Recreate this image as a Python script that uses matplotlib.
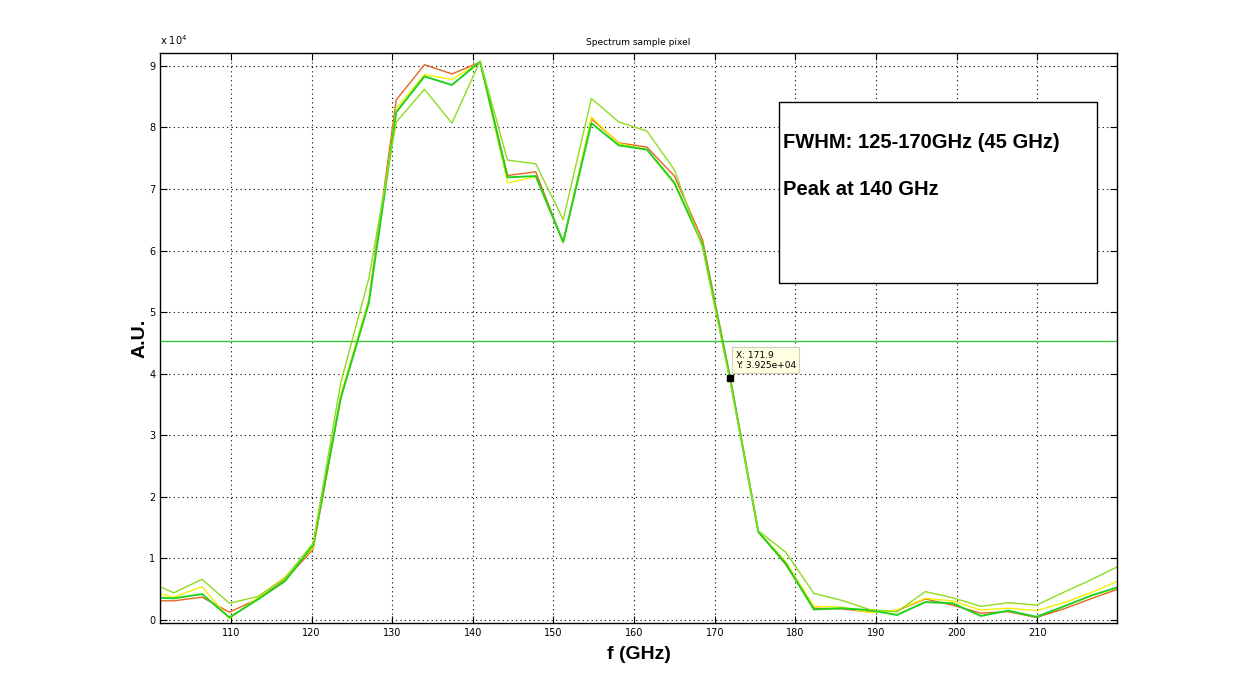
import matplotlib
matplotlib.use("Agg")
import matplotlib.pyplot as plt

# frequency points (GHz) and spectra of 4 sample pixels (in units of 1e4 A.U.)
freq = [99.5, 102.9, 106.4, 109.8, 113.3, 116.7, 120.2, 123.6, 127.1, 130.5,
        134.0, 137.4, 140.9, 144.3, 147.8, 151.2, 154.7, 158.1, 161.6, 165.0,
        168.5, 171.9, 175.4, 178.8, 182.3, 185.7, 189.2, 192.6, 196.1, 199.5,
        203.0, 206.4, 209.9, 213.3, 216.8, 220.2]

orange = [0.31, 0.31, 0.37, 0.125, 0.34, 0.65, 1.15, 3.6, 5.2, 8.45,
          9.02, 8.87, 9.06, 7.22, 7.28, 6.13, 8.14, 7.75, 7.68, 7.21,
          6.17, 3.95, 1.44, 0.90, 0.19, 0.18, 0.13, 0.15, 0.34, 0.24,
          0.11, 0.135, 0.04, 0.18, 0.35, 0.51]
yellow = [0.47, 0.37, 0.54, 0.02, 0.36, 0.70, 1.17, 3.65, 5.2, 8.31,
          8.86, 8.78, 9.06, 7.10, 7.20, 6.13, 8.17, 7.74, 7.64, 7.08,
          6.10, 3.92, 1.44, 0.95, 0.22, 0.21, 0.12, 0.16, 0.35, 0.31,
          0.16, 0.19, 0.15, 0.28, 0.45, 0.64]
green = [0.37, 0.35, 0.42, 0.04, 0.33, 0.63, 1.22, 3.6, 5.15, 8.25,
         8.83, 8.69, 9.07, 7.19, 7.21, 6.14, 8.07, 7.71, 7.64, 7.10,
         6.09, 3.925, 1.43, 0.92, 0.17, 0.19, 0.16, 0.08, 0.29, 0.27,
         0.065, 0.15, 0.05, 0.22, 0.40, 0.54]
lightgreen = [0.64, 0.44, 0.66, 0.27, 0.38, 0.68, 1.25, 3.85, 5.55, 8.09,
              8.62, 8.07, 9.08, 7.47, 7.41, 6.50, 8.47, 8.09, 7.94, 7.31,
              6.04, 3.88, 1.45, 1.10, 0.43, 0.32, 0.17, 0.13, 0.46, 0.36,
              0.22, 0.28, 0.24, 0.45, 0.66, 0.88]

half_max = 4.53
tip_x, tip_y = 171.9, 3.925

fig = plt.figure(figsize=(12.35, 7), dpi=100)
ax = fig.add_axes([0.1296, 0.11, 0.7749, 0.8143])

ax.plot(freq, orange, color="#e8641e", lw=1)
ax.plot(freq, yellow, color="#f2f200", lw=1)
ax.plot(freq, green, color="#1ed21e", lw=1.4)
ax.plot(freq, lightgreen, color="#8fdc1e", lw=1)
ax.axhline(half_max, color="#3cc83c", lw=1)

ax.set_xlim(101.2, 219.9)
ax.set_ylim(-0.05, 9.21)
ax.set_xticks(range(110, 220, 10))
ax.set_yticks(range(0, 10))
ax.tick_params(direction="in", top=True, right=True, labelsize=7, length=5)
ax.grid(True, color="black", linestyle=(0, (1, 3)), lw=0.8)
for s in ax.spines.values():
    s.set_linewidth(1)

ax.set_title("Spectrum sample pixel", fontsize=6.5, pad=6)
ax.set_xlabel("f (GHz)", fontsize=14, fontweight="bold", family="Liberation Sans", labelpad=6)
ax.set_ylabel("A.U.", fontsize=14, fontweight="bold", family="Liberation Sans", labelpad=0)
ax.text(0.0, 1.01, r"x 10$^{4}$", transform=ax.transAxes, fontsize=7, va="bottom")

# data tip
ax.plot(tip_x, tip_y, "s", color="black", ms=5)
ax.annotate("X: 171.9\nY: 3.925e+04", (tip_x, tip_y), xytext=(4, 6),
            textcoords="offset points", fontsize=6.5, va="bottom", ha="left",
            bbox=dict(boxstyle="square,pad=0.35", fc="#ffffe1", ec="#d0d0c0", lw=0.8))

# FWHM box
fig.patches.append(plt.Rectangle((779 / 1235, 1 - 283 / 700), 318 / 1235, 181 / 700,
                                 transform=fig.transFigure, fc="white", ec="black", lw=1))
fig.text(783 / 1235, 1 - 143 / 700, "FWHM: 125-170GHz (45 GHz)", fontsize=14.5,
         fontweight="bold", family="Liberation Sans", va="center")
fig.text(783 / 1235, 1 - 190 / 700, "Peak at 140 GHz", fontsize=14.5,
         fontweight="bold", family="Liberation Sans", va="center")

fig.savefig("out.png", dpi=100)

══════════

# What you should do:
Replicate the material above verbatim; images stay out of the copy.

# Output for this exercise:
Recreate this image as a Python script that uses matplotlib.
import matplotlib
matplotlib.use("Agg")
import matplotlib.pyplot as plt

# frequency points (GHz) and spectra of 4 sample pixels (in units of 1e4 A.U.)
freq = [99.5, 102.9, 106.4, 109.8, 113.3, 116.7, 120.2, 123.6, 127.1, 130.5,
        134.0, 137.4, 140.9, 144.3, 147.8, 151.2, 154.7, 158.1, 161.6, 165.0,
        168.5, 171.9, 175.4, 178.8, 182.3, 185.7, 189.2, 192.6, 196.1, 199.5,
        203.0, 206.4, 209.9, 213.3, 216.8, 220.2]

orange = [0.31, 0.31, 0.37, 0.125, 0.34, 0.65, 1.15, 3.6, 5.2, 8.45,
          9.02, 8.87, 9.06, 7.22, 7.28, 6.13, 8.14, 7.75, 7.68, 7.21,
          6.17, 3.95, 1.44, 0.90, 0.19, 0.18, 0.13, 0.15, 0.34, 0.24,
          0.11, 0.135, 0.04, 0.18, 0.35, 0.51]
yellow = [0.47, 0.37, 0.54, 0.02, 0.36, 0.70, 1.17, 3.65, 5.2, 8.31,
          8.86, 8.78, 9.06, 7.10, 7.20, 6.13, 8.17, 7.74, 7.64, 7.08,
          6.10, 3.92, 1.44, 0.95, 0.22, 0.21, 0.12, 0.16, 0.35, 0.31,
          0.16, 0.19, 0.15, 0.28, 0.45, 0.64]
green = [0.37, 0.35, 0.42, 0.04, 0.33, 0.63, 1.22, 3.6, 5.15, 8.25,
         8.83, 8.69, 9.07, 7.19, 7.21, 6.14, 8.07, 7.71, 7.64, 7.10,
         6.09, 3.925, 1.43, 0.92, 0.17, 0.19, 0.16, 0.08, 0.29, 0.27,
         0.065, 0.15, 0.05, 0.22, 0.40, 0.54]
lightgreen = [0.64, 0.44, 0.66, 0.27, 0.38, 0.68, 1.25, 3.85, 5.55, 8.09,
              8.62, 8.07, 9.08, 7.47, 7.41, 6.50, 8.47, 8.09, 7.94, 7.31,
              6.04, 3.88, 1.45, 1.10, 0.43, 0.32, 0.17, 0.13, 0.46, 0.36,
              0.22, 0.28, 0.24, 0.45, 0.66, 0.88]

half_max = 4.53
tip_x, tip_y = 171.9, 3.925

fig = plt.figure(figsize=(12.35, 7), dpi=100)
ax = fig.add_axes([0.1296, 0.11, 0.7749, 0.8143])

ax.plot(freq, orange, color="#e8641e", lw=1)
ax.plot(freq, yellow, color="#f2f200", lw=1)
ax.plot(freq, green, color="#1ed21e", lw=1.4)
ax.plot(freq, lightgreen, color="#8fdc1e", lw=1)
ax.axhline(half_max, color="#3cc83c", lw=1)

ax.set_xlim(101.2, 219.9)
ax.set_ylim(-0.05, 9.21)
ax.set_xticks(range(110, 220, 10))
ax.set_yticks(range(0, 10))
ax.tick_params(direction="in", top=True, right=True, labelsize=7, length=5)
ax.grid(True, color="black", linestyle=(0, (1, 3)), lw=0.8)
for s in ax.spines.values():
    s.set_linewidth(1)

ax.set_title("Spectrum sample pixel", fontsize=6.5, pad=6)
ax.set_xlabel("f (GHz)", fontsize=14, fontweight="bold", family="Liberation Sans", labelpad=6)
ax.set_ylabel("A.U.", fontsize=14, fontweight="bold", family="Liberation Sans", labelpad=0)
ax.text(0.0, 1.01, r"x 10$^{4}$", transform=ax.transAxes, fontsize=7, va="bottom")

# data tip
ax.plot(tip_x, tip_y, "s", color="black", ms=5)
ax.annotate("X: 171.9\nY: 3.925e+04", (tip_x, tip_y), xytext=(4, 6),
            textcoords="offset points", fontsize=6.5, va="bottom", ha="left",
            bbox=dict(boxstyle="square,pad=0.35", fc="#ffffe1", ec="#d0d0c0", lw=0.8))

# FWHM box
fig.patches.append(plt.Rectangle((779 / 1235, 1 - 283 / 700), 318 / 1235, 181 / 700,
                                 transform=fig.transFigure, fc="white", ec="black", lw=1))
fig.text(783 / 1235, 1 - 143 / 700, "FWHM: 125-170GHz (45 GHz)", fontsize=14.5,
         fontweight="bold", family="Liberation Sans", va="center")
fig.text(783 / 1235, 1 - 190 / 700, "Peak at 140 GHz", fontsize=14.5,
         fontweight="bold", family="Liberation Sans", va="center")

fig.savefig("out.png", dpi=100)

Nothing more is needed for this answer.